◆ Instruction: Exactly the lines from the start of the data below through the line that contains "const t50Y = [1.5e-7, 1.0e-6, 6.0e-6];" are to be copied, with pictures left out.

◆ Source material:

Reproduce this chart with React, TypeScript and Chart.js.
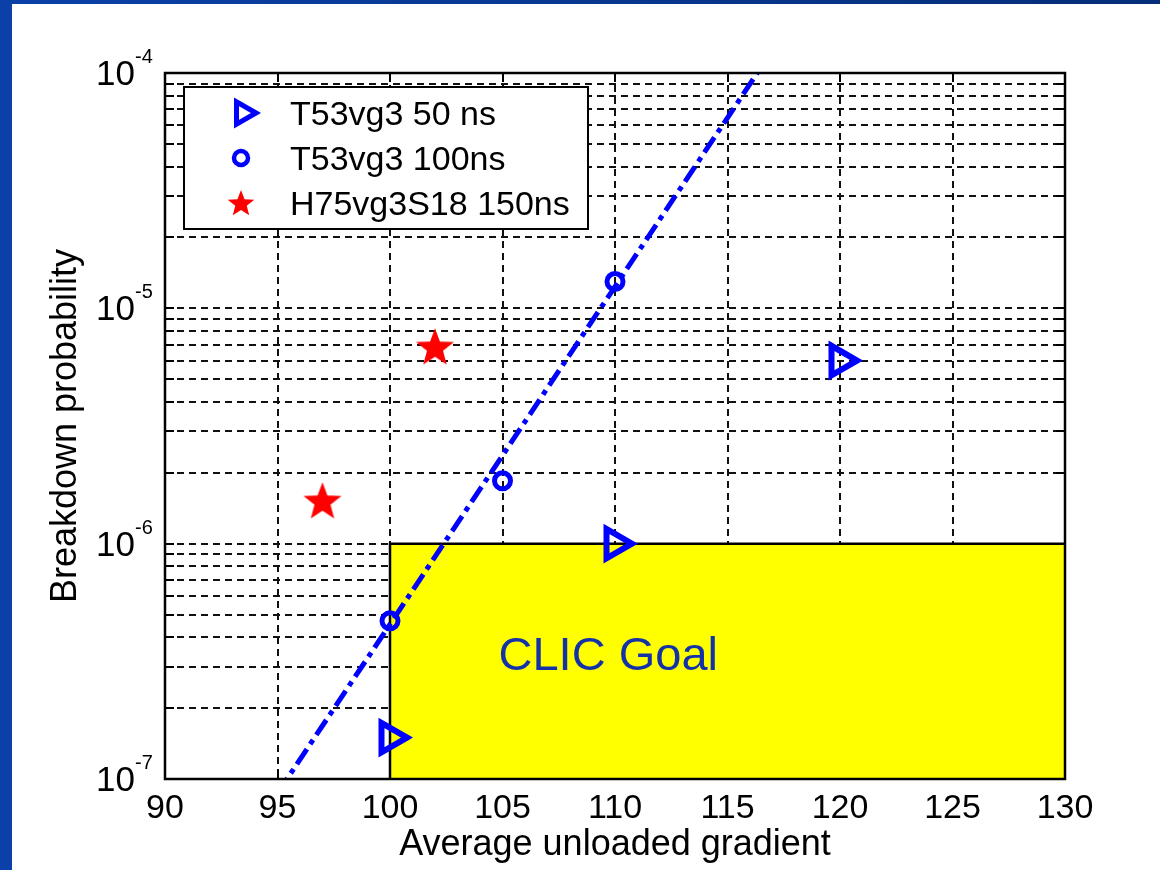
import React, { useEffect, useRef } from 'react';
import { Chart, registerables } from 'chart.js';

Chart.register(...registerables);

// ---- data ----
const xTicks = [90, 95, 100, 105, 110, 115, 120, 125, 130];
const yDecadeExponents = [-7, -6, -5, -4];
const yMinorMultipliers = [2, 3, 4, 5, 6, 7, 8, 9];

const seriesLabels = ['T53vg3 50 ns', 'T53vg3 100ns', 'H75vg3S18 150ns'];

const t50X = [100, 110, 120];
const t50Y = [1.5e-7, 1.0e-6, 6.0e-6];

const t100X = [100, 105, 110];
const t100Y = [4.7e-7, 1.85e-6, 1.3e-5];

const h75X = [97, 102];
const h75Y = [1.53e-6, 6.9e-6];

const fitX = [95, 117];
const fitY = [8.7e-8, 1.25e-4];

const goalX = [100, 100, 130];
const goalY = [1e-7, 1e-6, 1e-6];
const goalLabel = 'CLIC Goal';
const goalLabelX = 109.7;
const goalLabelY = 2.9e-7;

const xTitle = 'Average unloaded gradient';
const yTitle = 'Breakdown probability';

const FONT = '"Liberation Sans", Arial, Helvetica, sans-serif';
const BLUE = '#0000ff';
const RED = '#ff0000';

const pts = (xs: number[], ys: number[]) => xs.map((x, i) => ({ x, y: ys[i] }));

function starPath(ctx: CanvasRenderingContext2D, cx: number, cy: number, R: number, r: number) {
  ctx.beginPath();
  for (let i = 0; i < 10; i++) {
    const a = -Math.PI / 2 + (i * Math.PI) / 5;
    const rad = i % 2 === 0 ? R : r;
    const px = cx + rad * Math.cos(a);
    const py = cy + rad * Math.sin(a);
    if (i === 0) ctx.moveTo(px, py);
    else ctx.lineTo(px, py);
  }
  ctx.closePath();
}

function makeStar(R: number) {
  const c = document.createElement('canvas');
  const s = Math.ceil(R * 2 + 4);
  c.width = s;
  c.height = s;
  const ctx = c.getContext('2d')!;
  ctx.fillStyle = RED;
  starPath(ctx, s / 2, s / 2 + R * 0.1, R, R * 0.42);
  ctx.fill();
  return c;
}

function yGridValues(): number[] {
  const vals: number[] = [];
  yDecadeExponents.forEach((e) => {
    vals.push(Math.pow(10, e));
    if (e < yDecadeExponents[yDecadeExponents.length - 1]) {
      yMinorMultipliers.forEach((m) => vals.push(m * Math.pow(10, e)));
    }
  });
  return vals;
}

const decorPlugin = {
  id: 'decor',
  beforeDraw(chart: any) {
    const { ctx, width, height } = chart;
    ctx.save();
    ctx.fillStyle = '#ffffff';
    ctx.fillRect(0, 0, width, height);
    const g = ctx.createLinearGradient(0, 0, width, 0);
    g.addColorStop(0, '#0a40a8');
    g.addColorStop(1, '#052e78');
    ctx.fillStyle = g;
    ctx.fillRect(0, 0, width, 4);
    ctx.fillStyle = '#0a40a8';
    ctx.fillRect(0, 0, 12, height);
    ctx.restore();
  },
  beforeDatasetsDraw(chart: any) {
    const { ctx, chartArea } = chart;
    const { left, right, top, bottom } = chartArea;
    const x = chart.scales.x;
    const y = chart.scales.y;
    ctx.save();
    ctx.strokeStyle = '#111';
    ctx.lineWidth = 2;
    ctx.setLineDash([7, 5]);
    xTicks.forEach((v) => {
      if (v <= x.min || v >= x.max) return;
      const px = Math.round(x.getPixelForValue(v));
      ctx.beginPath();
      ctx.moveTo(px, top);
      ctx.lineTo(px, bottom);
      ctx.stroke();
    });
    const yv = yGridValues();
    yv.forEach((v) => {
      if (v <= y.min * 1.0001 || v >= y.max * 0.9999) return;
      const py = Math.round(y.getPixelForValue(v));
      ctx.beginPath();
      ctx.moveTo(left, py);
      ctx.lineTo(right, py);
      ctx.stroke();
    });
    // inward tick marks
    ctx.setLineDash([]);
    ctx.strokeStyle = '#000';
    ctx.lineWidth = 2;
    const tl = 9;
    xTicks.forEach((v) => {
      if (v <= x.min || v >= x.max) return;
      const px = Math.round(x.getPixelForValue(v));
      ctx.beginPath();
      ctx.moveTo(px, bottom);
      ctx.lineTo(px, bottom - tl);
      ctx.moveTo(px, top);
      ctx.lineTo(px, top + tl);
      ctx.stroke();
    });
    yv.forEach((v) => {
      if (v <= y.min * 1.0001 || v >= y.max * 0.9999) return;
      const py = Math.round(y.getPixelForValue(v));
      ctx.beginPath();
      ctx.moveTo(left, py);
      ctx.lineTo(left + tl, py);
      ctx.moveTo(right, py);
      ctx.lineTo(right - tl, py);
      ctx.stroke();
    });
    ctx.restore();
  },
  afterDatasetsDraw(chart: any) {
    const { ctx, chartArea } = chart;
    const { left, right, top, bottom } = chartArea;
    const x = chart.scales.x;
    const y = chart.scales.y;
    ctx.save();
    // CLIC Goal label
    ctx.fillStyle = '#1432a8';
    ctx.font = `47px ${FONT}`;
    ctx.textAlign = 'center';
    ctx.textBaseline = 'alphabetic';
    ctx.fillText(goalLabel, x.getPixelForValue(goalLabelX), y.getPixelForValue(goalLabelY));

    // axes box
    ctx.strokeStyle = '#000';
    ctx.lineWidth = 2.5;
    ctx.strokeRect(left, top, right - left, bottom - top);

    // y tick labels with superscripts
    ctx.fillStyle = '#000';
    yDecadeExponents.forEach((e) => {
      const py = y.getPixelForValue(Math.pow(10, e));
      ctx.font = `35px ${FONT}`;
      ctx.textAlign = 'right';
      ctx.textBaseline = 'alphabetic';
      ctx.fillText('10', left - 30, py + 12);
      ctx.font = `20px ${FONT}`;
      ctx.textAlign = 'left';
      ctx.fillText(String(e), left - 30, py - 10);
    });

    // legend
    const bx = left + 19;
    const by = top + 14;
    const bw = 404;
    const bh = 142;
    ctx.fillStyle = '#fff';
    ctx.fillRect(bx, by, bw, bh);
    ctx.strokeStyle = '#000';
    ctx.lineWidth = 2;
    ctx.strokeRect(bx, by, bw, bh);
    const mx = left + 78;
    const rows = [top + 40, top + 85, top + 130];
    // triangle
    ctx.strokeStyle = BLUE;
    ctx.lineWidth = 5;
    const r = 13;
    ctx.beginPath();
    ctx.moveTo(mx + r, rows[0]);
    ctx.lineTo(mx - r / 2, rows[0] - r * 0.866);
    ctx.lineTo(mx - r / 2, rows[0] + r * 0.866);
    ctx.closePath();
    ctx.stroke();
    // circle
    ctx.lineWidth = 4.5;
    ctx.beginPath();
    ctx.arc(mx - 2, rows[1], 7, 0, Math.PI * 2);
    ctx.stroke();
    // star
    ctx.fillStyle = RED;
    starPath(ctx, mx - 2, rows[2] + 1, 14, 6);
    ctx.fill();
    ctx.fillStyle = '#000';
    ctx.font = `34px ${FONT}`;
    ctx.textAlign = 'left';
    ctx.textBaseline = 'alphabetic';
    seriesLabels.forEach((t, i) => ctx.fillText(t, left + 125, rows[i] + 12));
    ctx.restore();
  },
};

export default function App() {
  const ref = useRef<HTMLCanvasElement>(null);
  useEffect(() => {
    const canvas = ref.current;
    if (!canvas) return;
    const star = makeStar(20);
    const chart = new Chart(canvas, {
      type: 'line',
      data: {
        datasets: [
          {
            label: seriesLabels[0],
            data: pts(t50X, t50Y),
            showLine: false,
            pointStyle: 'triangle',
            pointRotation: 90,
            pointRadius: 17,
            pointBorderWidth: 6,
            pointBorderColor: BLUE,
            pointBackgroundColor: 'rgba(0,0,0,0)',
            order: 1,
          },
          {
            label: seriesLabels[1],
            data: pts(t100X, t100Y),
            showLine: false,
            pointStyle: 'circle',
            pointRadius: 8,
            pointBorderWidth: 5,
            pointBorderColor: BLUE,
            pointBackgroundColor: 'rgba(0,0,0,0)',
            order: 1,
          },
          {
            label: seriesLabels[2],
            data: pts(h75X, h75Y),
            showLine: false,
            pointStyle: star as any,
            pointRadius: 20,
            order: 1,
          },
          {
            label: 'fit',
            data: pts(fitX, fitY),
            showLine: true,
            borderColor: BLUE,
            borderWidth: 5,
            borderDash: [18, 6, 5, 6],
            pointRadius: 0,
            fill: false,
            clip: 0,
            order: 2,
          } as any,
          {
            label: goalLabel,
            data: pts(goalX, goalY),
            showLine: true,
            borderColor: '#000',
            borderWidth: 2.5,
            backgroundColor: '#ffff00',
            fill: 'start',
            pointRadius: 0,
            clip: 0,
            order: 10,
          } as any,
        ],
      },
      options: {
        responsive: false,
        animation: false,
        events: [],
        layout: { padding: { left: 0, top: 73, right: 95, bottom: 0 } },
        plugins: {
          legend: { display: false },
          tooltip: { enabled: false },
        },
        scales: {
          x: {
            type: 'linear',
            min: 90,
            max: 130,
            grid: { display: false },
            border: { display: false },
            afterBuildTicks: (s: any) => {
              s.ticks = xTicks.map((v) => ({ value: v }));
            },
            afterFit: (s: any) => {
              s.height = 91;
            },
            ticks: {
              autoSkip: false,
              maxRotation: 0,
              padding: 1,
              color: '#000',
              font: { family: FONT, size: 34 },
              callback: (v: any) => String(v),
            },
            title: {
              display: true,
              text: xTitle,
              color: '#000',
              font: { family: FONT, size: 36 },
              padding: { top: 0, bottom: 3 },
            },
          },
          y: {
            type: 'logarithmic',
            min: 1e-7,
            max: 1e-4,
            grid: { display: false },
            border: { display: false },
            ticks: { display: false },
            afterFit: (s: any) => {
              s.width = 165;
            },
            title: {
              display: true,
              text: yTitle,
              color: '#000',
              font: { family: FONT, size: 36 },
              padding: { top: 44, bottom: 0 },
            },
          },
        },
      } as any,
      plugins: [decorPlugin as any],
    });
    return () => chart.destroy();
  }, []);
  return (
    <div style={{ position: 'fixed', left: 0, top: 0, width: 1160, height: 870 }}>
      <canvas ref={ref} width={1160} height={870} style={{ display: 'block', width: 1160, height: 870 }} />
    </div>
  );
}
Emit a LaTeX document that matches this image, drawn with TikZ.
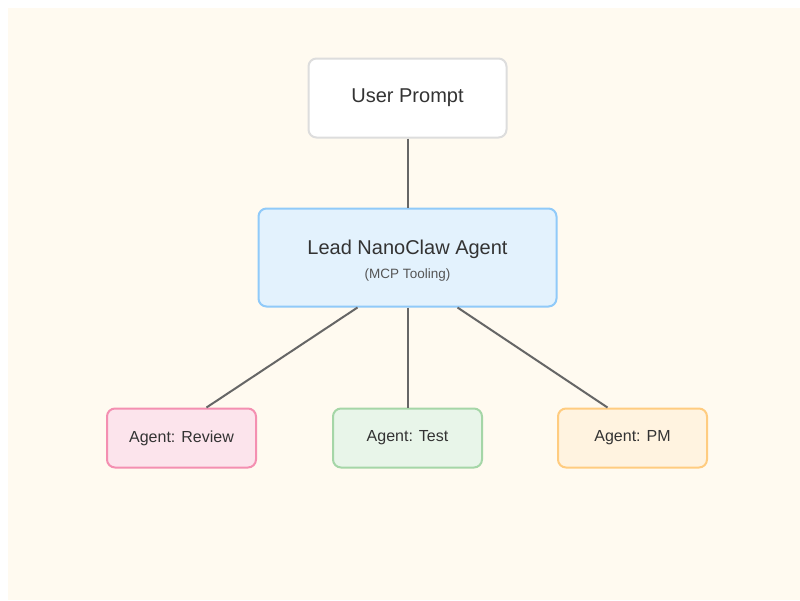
\documentclass[tikz,border=0pt]{standalone}
\usepackage{fontspec}
\setmainfont{Liberation Sans}
\usetikzlibrary{positioning}

\definecolor{bgcream}{HTML}{FFFAF0}
\definecolor{textdark}{HTML}{333333}
\definecolor{textsub}{HTML}{555555}
\definecolor{linkgray}{HTML}{666666}
\definecolor{promptline}{HTML}{DDDDDD}
\definecolor{leadfill}{HTML}{E3F2FD}
\definecolor{leadline}{HTML}{90CAF9}
\definecolor{reviewfill}{HTML}{FCE4EC}
\definecolor{reviewline}{HTML}{F48FB1}
\definecolor{testfill}{HTML}{E8F5E9}
\definecolor{testline}{HTML}{A5D6A7}
\definecolor{pmfill}{HTML}{FFF3E0}
\definecolor{pmline}{HTML}{FFCC80}

\tikzset{
  box/.style={draw, rounded corners=8pt, line width=2pt, inner sep=0pt,
    text=textdark, align=center},
  agent/.style={box, minimum width=149pt, minimum height=59pt,
    font=\fontsize{16}{19}\selectfont},
  link/.style={draw=linkgray, line width=2pt}
}

\begin{document}
\begin{tikzpicture}[x=1pt,y=-1pt]
  \useasboundingbox (0,0) rectangle (800,600);
  \fill[white] (0,0) rectangle (800,600);
  \fill[bgcream] (8,8) rectangle (800,600);

  \node (lead) [box, fill=leadfill, draw=leadline, minimum width=298pt,
    minimum height=98pt] at (407.5,257.5)
    {\rule{0pt}{20pt}{\fontsize{20}{24}\selectfont Lead NanoClaw Agent}\\[9pt]
     {\fontsize{13.5}{16}\selectfont\color{textsub}(MCP Tooling)}};
  \node (prompt) [box, fill=white, draw=promptline, minimum width=198pt,
    minimum height=79pt, font=\fontsize{20}{24}\selectfont,
    above=69pt of lead] {User Prompt};
  \node (test) [agent, fill=testfill, draw=testline,
    below=100pt of lead] {Agent: Test};
  \node (review) [agent, fill=reviewfill, draw=reviewline,
    left=75pt of test] {Agent: Review};
  \node (pm) [agent, fill=pmfill, draw=pmline,
    right=74pt of test] {Agent: PM};

  \path[link]
  (prompt) edge (lead)
  ([xshift=-50pt]lead.south) edge ([xshift=25pt]review.north)
  (lead) edge (test)
  ([xshift=50pt]lead.south) edge ([xshift=-25pt]pm.north);

\end{tikzpicture}
\end{document}
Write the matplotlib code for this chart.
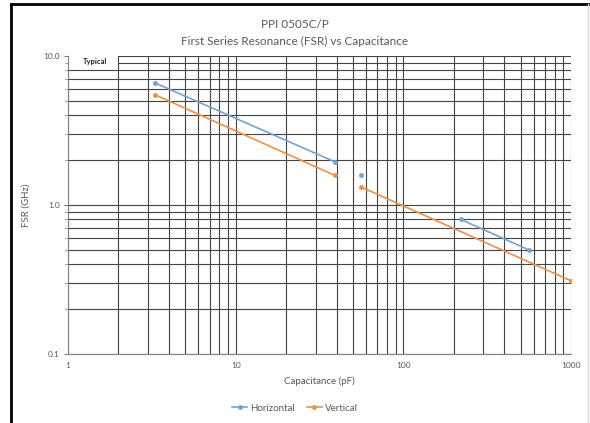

◆ In response:
Reproduce this chart with React, TypeScript and Chart.js.
import React, { useEffect, useRef } from 'react';
import { Chart, registerables } from 'chart.js';

Chart.register(...registerables);

// ---- data ----
const xTicks = [90, 95, 100, 105, 110, 115, 120, 125, 130];
const yDecadeExponents = [-7, -6, -5, -4];
const yMinorMultipliers = [2, 3, 4, 5, 6, 7, 8, 9];

const seriesLabels = ['T53vg3 50 ns', 'T53vg3 100ns', 'H75vg3S18 150ns'];

const t50X = [100, 110, 120];
const t50Y = [1.5e-7, 1.0e-6, 6.0e-6];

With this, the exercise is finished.